Ott explained with more space UNG can offer more courses to students, which will allow them to spend more time at the Blue Ridge Campus. Currently, UNG students spend between a year and a year-and-a-half there taking required core curriculum classes before they transfer to the Gainesville or Dahlonega campus.

"We will have the ability to expand programs and offer the opportunity to complete courses for a specific major," Ott said. "For example, this fall we will offer the introductory major courses in the field of education. Those courses have not been offered in Blue Ridge before."

Other areas not offered in abundance at the current 2,800-square-foot building are shared study spaces. Now they are spread throughout the building. A welcoming entry plaza plus a patio at the rear will be available for students to study, gather or relax between classes.

Five dual-occupancy offices are designated for faculty while five offices will be for administration staff. Bermann estimates the facility will be ready for new furniture and equipment to be installed in July. Faculty may move into their offices the first of August as fall classes are scheduled to begin Aug. 17.

Students, faculty and staff will have 42 parking spaces at the new site. Many will park there on the half-day of orientation scheduled for Aug. 14. The campus also plans to host the public at its annual Tomato Sandwich Supper on Sept. 24.

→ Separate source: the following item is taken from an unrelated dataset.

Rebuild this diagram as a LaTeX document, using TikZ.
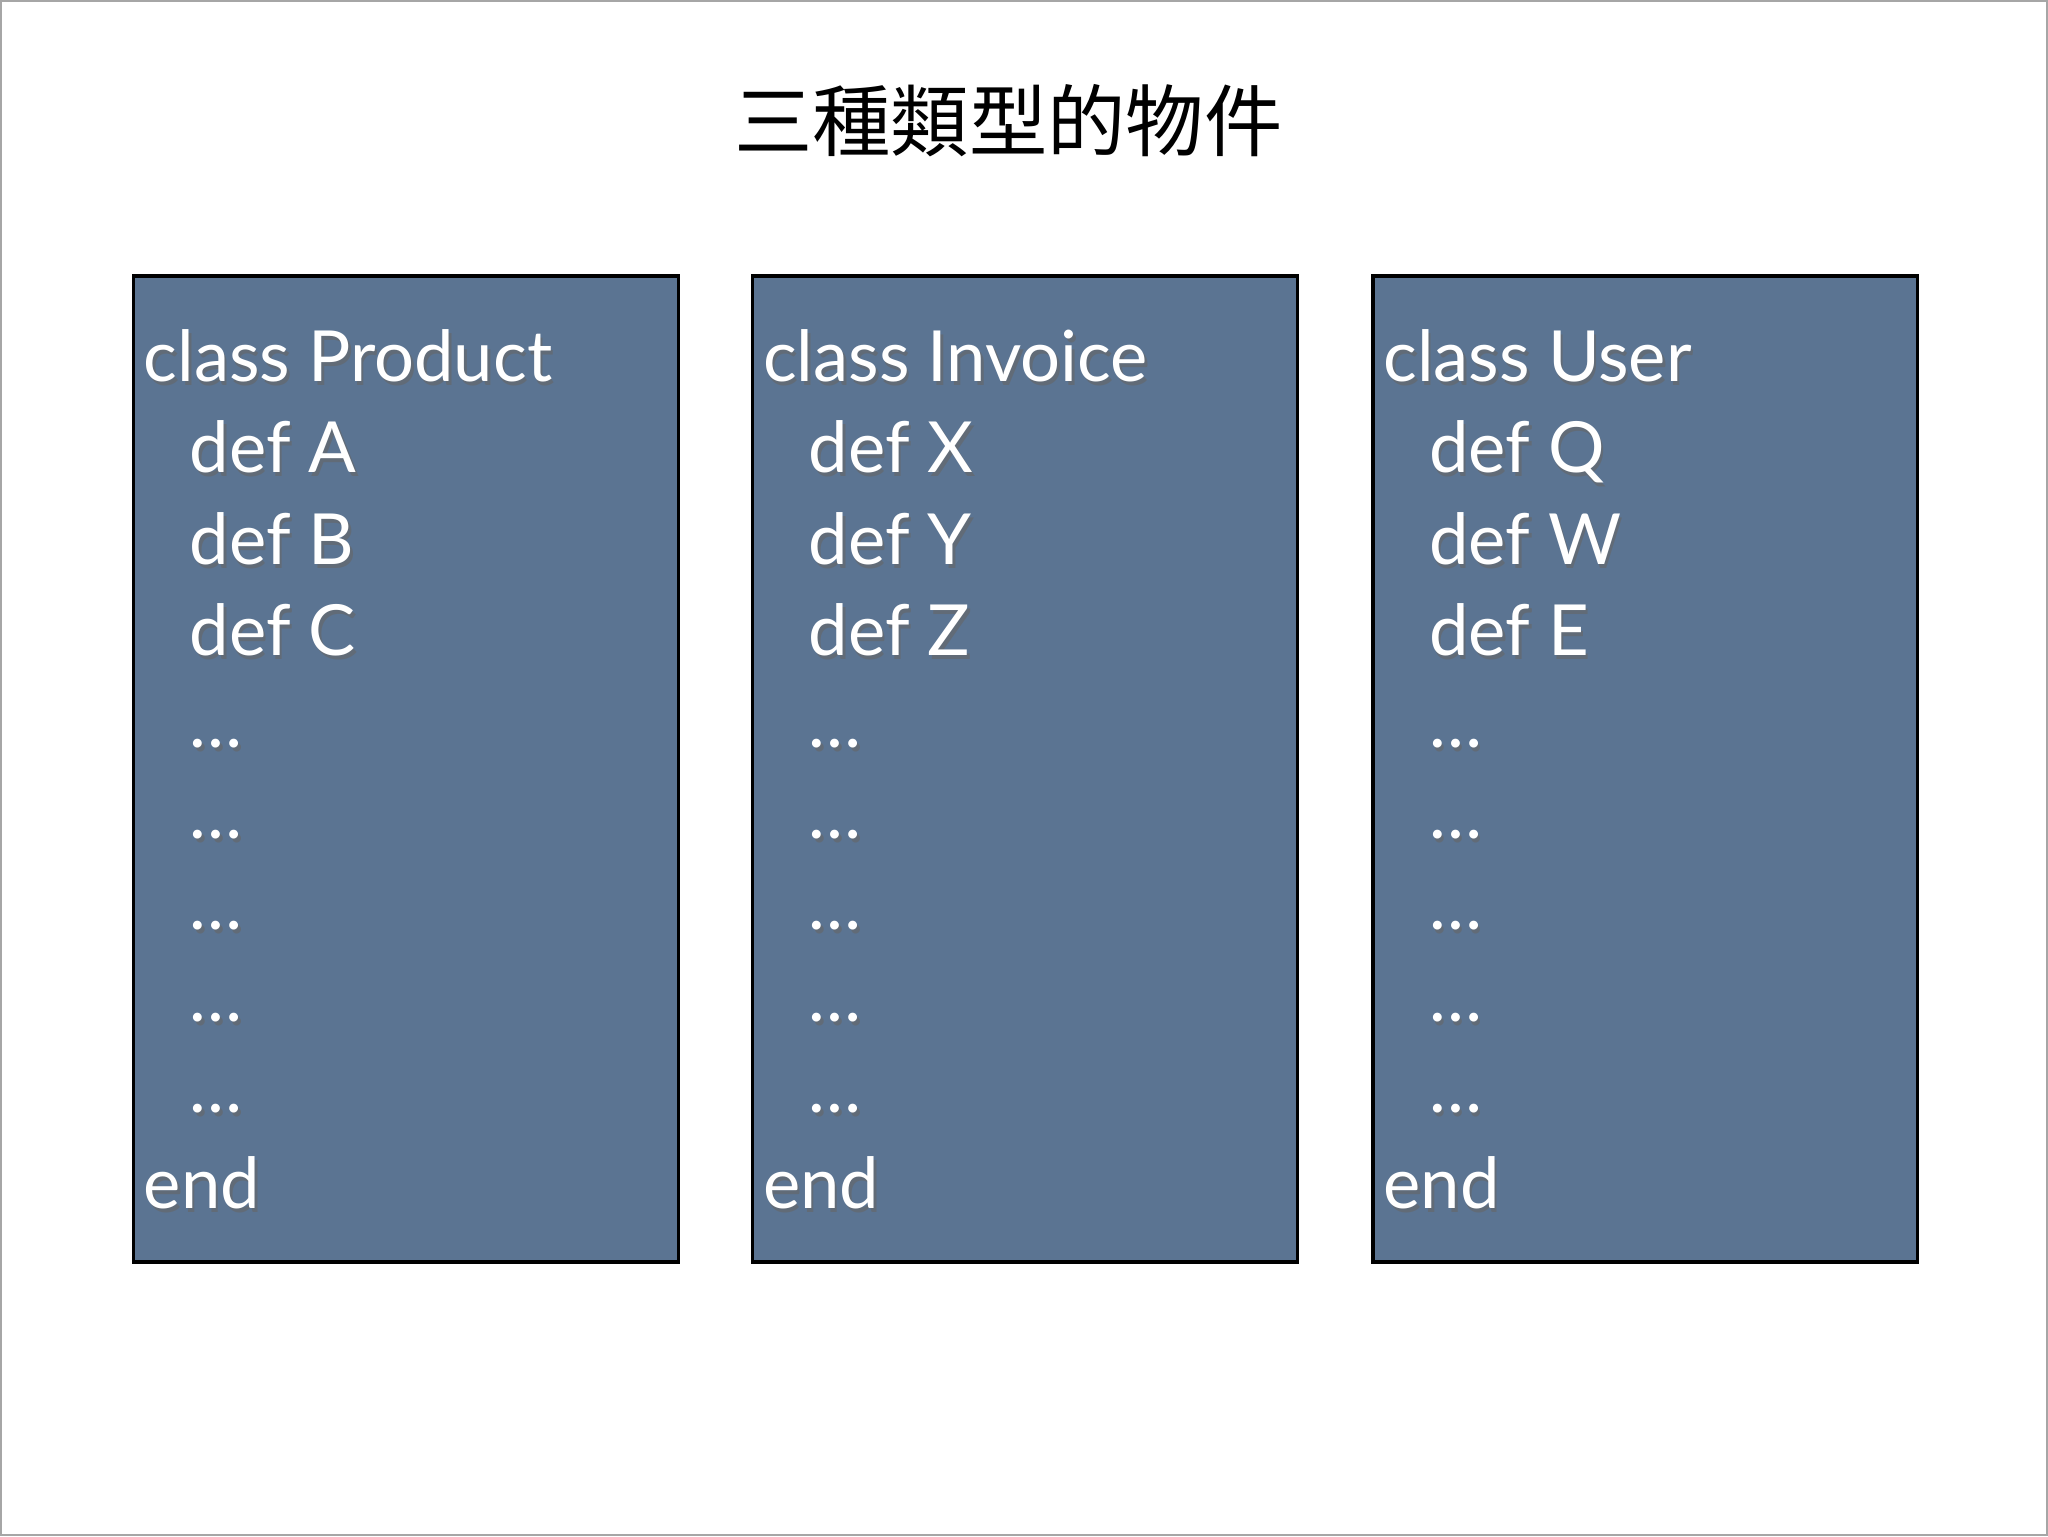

UNG students, faculty and staff as well as visitors will have easier and safer access onto the campus thanks to a Local Maintenance and Improvement Grant (LMIG) from the Georgia Department of Transportation, announced state Speaker David Ralston (R-Blue Ridge). The $150,000 will help fund modifications to Ga. 515 including a Reduced Conflict U-Turn (RCUT) intersection, which will allow cars traveling north from downtown Blue Ridge to turn left onto campus. 

The Georgia General Assembly funded the $5.5 million project in the 2019 fiscal year. Georgia Speaker of the House of Representatives David Ralston, a UNG alumnus who represents Georgia District 7, including Fannin County, in the General Assembly, helped secure the money.

"This building will give our students, faculty and staff a home of their own," said Ken Crowe, assistant vice president of facilities at UNG. "And this building is a statement to the community. UNG is driving a stake in the ground to say we are here for the long haul."